Migrants, most of them from Central America, on the caravan in Hermosillo in Mexico last weekend © John Moore/Getty Images

President Trump has made hostile statements and deployed National Guard 

‘Seeking asylum is not a crime in the USA or anywhere’ - Erika Guevara-Rosas

The US and Mexican authorities must stop demonising members of a travelling migrant “caravan” from Central America and respect their fundamental right to seek asylum, said Amnesty International today, ahead of their expected arrival at the border between the two countries later this week. 

Amnesty has received reports that in recent days Mexican immigration officials have detained and sought to deport Central American families from the caravan who planned to claim asylum in the USA.

Yesterday, the US Department of Homeland Security issued a statement threatening to detain those crossing the US border, while the US Attorney General Jeff Sessions said the caravan was a “deliberate attempt to undermine our laws and overwhelm our system”.

The several hundred asylum-seekers in the caravan who reportedly plan to seek refuge in the USA represent a very small fraction of the total number of asylum-seekers presently in Mexico.
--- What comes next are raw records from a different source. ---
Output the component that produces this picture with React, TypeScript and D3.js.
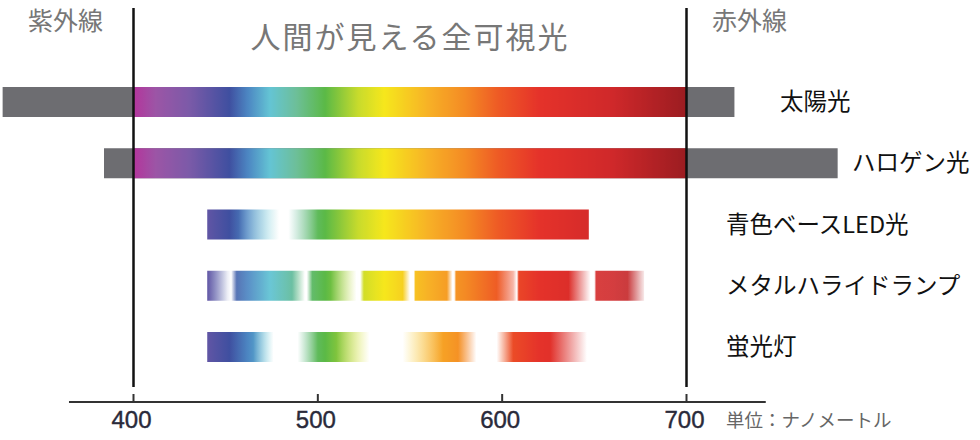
import React from "react";
import * as d3 from "d3";

// Spectrum colour stops (wavelength nm -> colour)
const spectrumNm = [400, 412, 430, 452, 462, 474, 488, 504, 522, 536, 560, 580, 598, 620, 660, 700];
const spectrumColors = ["#b4359c", "#9c55a6", "#7c5aa8", "#3f4fa0", "#4c86c2", "#64c4d4", "#6dbf9a", "#5bb946", "#c8db2c", "#f6e71c", "#f7b126", "#f48a24", "#ee5a25", "#e5322a", "#cf282a", "#9b1c21"];

// Light sources
const lamps = ["太陽光", "ハロゲン光", "青色ベースLED光", "メタルハライドランプ", "蛍光灯"];
// grey (non-visible) extent per lamp, nm (null = none)
const greyStart = [329, 384, null, null, null];
const greyEnd = [726, 782, null, null, null];
// visible emission extent per lamp, nm
const visStart = [400, 400, 440, 440, 440];
const visEnd = [700, 700, 647, 677, 646];
// intensity profiles (nm, opacity)
const profileNm = [
  [400, 700],
  [400, 700],
  [440, 457, 470, 479, 484, 490, 500, 647],
  [440, 445, 451, 453, 456, 486, 493, 494, 497, 507, 516, 521, 523, 525, 546, 550, 552, 553, 570, 573, 574, 575, 597, 606, 608, 609, 636, 648, 650, 651, 668, 677],
  [440, 465, 476, 489, 500, 510, 528, 546, 568, 576, 586, 597, 606, 626, 646],
];
const profileOp = [
  [1, 1],
  [1, 1],
  [1, 1, 0.45, 0, 0, 0.4, 1, 1],
  [1, 0.6, 0.1, 0, 0.9, 1, 0, 0, 1, 1, 0.35, 0, 0, 1, 1, 0, 0, 1, 1, 0, 0, 1, 1, 0.4, 0, 1, 1, 0, 0, 0.9, 0.9, 0.1],
  [1, 1, 0, 0, 1, 1, 0, 0, 1, 1, 0, 0, 1, 1, 0],
];

// Axis
const tickValues = [400, 500, 600, 700];
const axisExtent = [365, 743];
const visibleBounds = [400, 700];

const topLeftLabel = "紫外線";
const topRightLabel = "赤外線";
const titleLabel = "人間が見える全可視光";
const unitLabel = "単位：ナノメートル";

const JP = "'Noto Sans CJK JP', 'Noto Sans', sans-serif";

export default function App() {
  const x = d3.scaleLinear().domain([400, 700]).range([133.5, 686.5]);
  const y = d3.scalePoint<string>().domain(lamps).range([102, 347]);
  const barH = 30;
  const spec = d3.scaleLinear<string>().domain(spectrumNm).range(spectrumColors).interpolate(d3.interpolateRgb);

  const labelX = [780, 852, 726, 726, 726];
  const axisY = 402;

  return (
    <svg width={980} height={440} style={{ position: "absolute", left: 0, top: 0, background: "#fff" }}>
      <defs>
        {lamps.map((l, i) => {
          const s = visStart[i];
          const e = visEnd[i];
          const op = d3.scaleLinear().domain(profileNm[i]).range(profileOp[i]).clamp(true);
          const nms = d3.range(s, e + 0.001, 1);
          return (
            <linearGradient key={l} id={`g${i}`} gradientUnits="userSpaceOnUse" x1={x(s)} x2={x(e)} y1={0} y2={0}>
              {nms.map((n) => (
                <stop key={n} offset={(n - s) / (e - s)} stopColor={spec(n)} stopOpacity={op(n)} />
              ))}
            </linearGradient>
          );
        })}
      </defs>

      {/* top labels */}
      <text x={28} y={30} fontFamily={JP} fontSize={25} fill="#777">{topLeftLabel}</text>
      <text x={712} y={30} fontFamily={JP} fontSize={25} fill="#777">{topRightLabel}</text>
      <text x={(x(visibleBounds[0]) + x(visibleBounds[1])) / 2} y={48} textAnchor="middle" fontFamily={JP} fontSize={30} letterSpacing={2} fill="#777">{titleLabel}</text>

      {/* bars */}
      {lamps.map((l, i) => {
        const cy = y(l)!;
        return (
          <g key={l}>
            {greyStart[i] != null && (
              <rect x={x(greyStart[i] as number)} y={cy - barH / 2} width={x(greyEnd[i] as number) - x(greyStart[i] as number)} height={barH} fill="#6d6d71" />
            )}
            <rect x={x(visStart[i])} y={cy - barH / 2} width={x(visEnd[i]) - x(visStart[i])} height={barH} fill={`url(#g${i})`} />
            <text x={labelX[i]} y={cy + 8} fontFamily={JP} fontSize={23.5} fill="#111">{l}</text>
          </g>
        );
      })}

      {/* visible bounds lines */}
      {visibleBounds.map((v) => (
        <line key={v} x1={x(v)} x2={x(v)} y1={8} y2={387} stroke="#111" strokeWidth={2.5} />
      ))}

      {/* axis */}
      <line x1={x(axisExtent[0])} x2={x(axisExtent[1])} y1={axisY} y2={axisY} stroke="#333" strokeWidth={2} />
      {tickValues.map((t) => (
        <g key={t}>
          <line x1={x(t)} x2={x(t)} y1={axisY - 8} y2={axisY} stroke="#333" strokeWidth={2} />
          <text x={x(t) - 2} y={428} textAnchor="middle" fontFamily="'Liberation Sans', Arial, sans-serif" fontSize={24} fill="#2a2a3a" stroke="#2a2a3a" strokeWidth={0.4}>{t}</text>
        </g>
      ))}
      <text x={726} y={427} fontFamily={JP} fontSize={18.5} fill="#666">{unitLabel}</text>
    </svg>
  );
}
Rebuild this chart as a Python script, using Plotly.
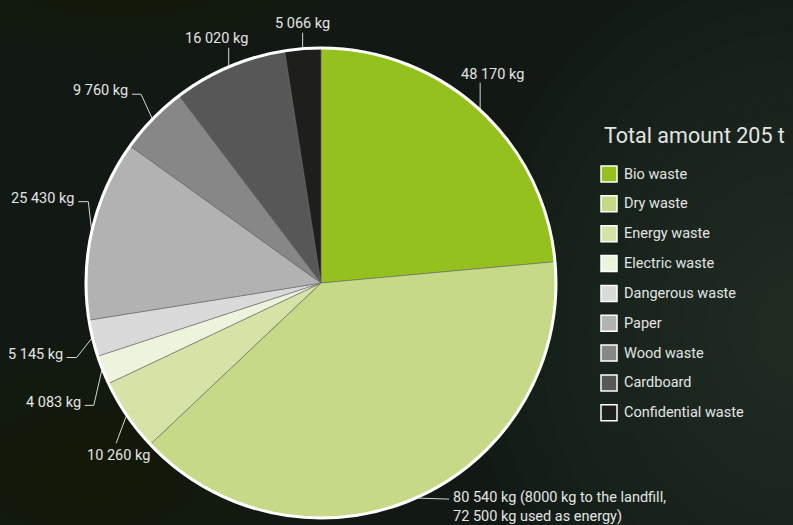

President Trump has nonetheless cited the caravan as his motive for deploying the National Guard along the border with Mexico.

Erika Guevara-Rosas, Amnesty International’s Americas Director, said: 

“Seeking asylum is not a crime in the USA or anywhere. 

“Threatening to indefinitely detain, prosecute, and deport these asylum-seekers is a cruel effort to stigmatise, terrify and push away traumatised people, many of whom have already given up everything to flee desperate circumstances in their home countries.

“As the world copes with the highest numbers of refugees since World War Two, the appropriate response is to welcome refugees - not insult them and return them to peril.

 

“Pushing asylum seekers back into dangerous situations would be a violation of both the national and international legal obligations of the US and Mexican governments.”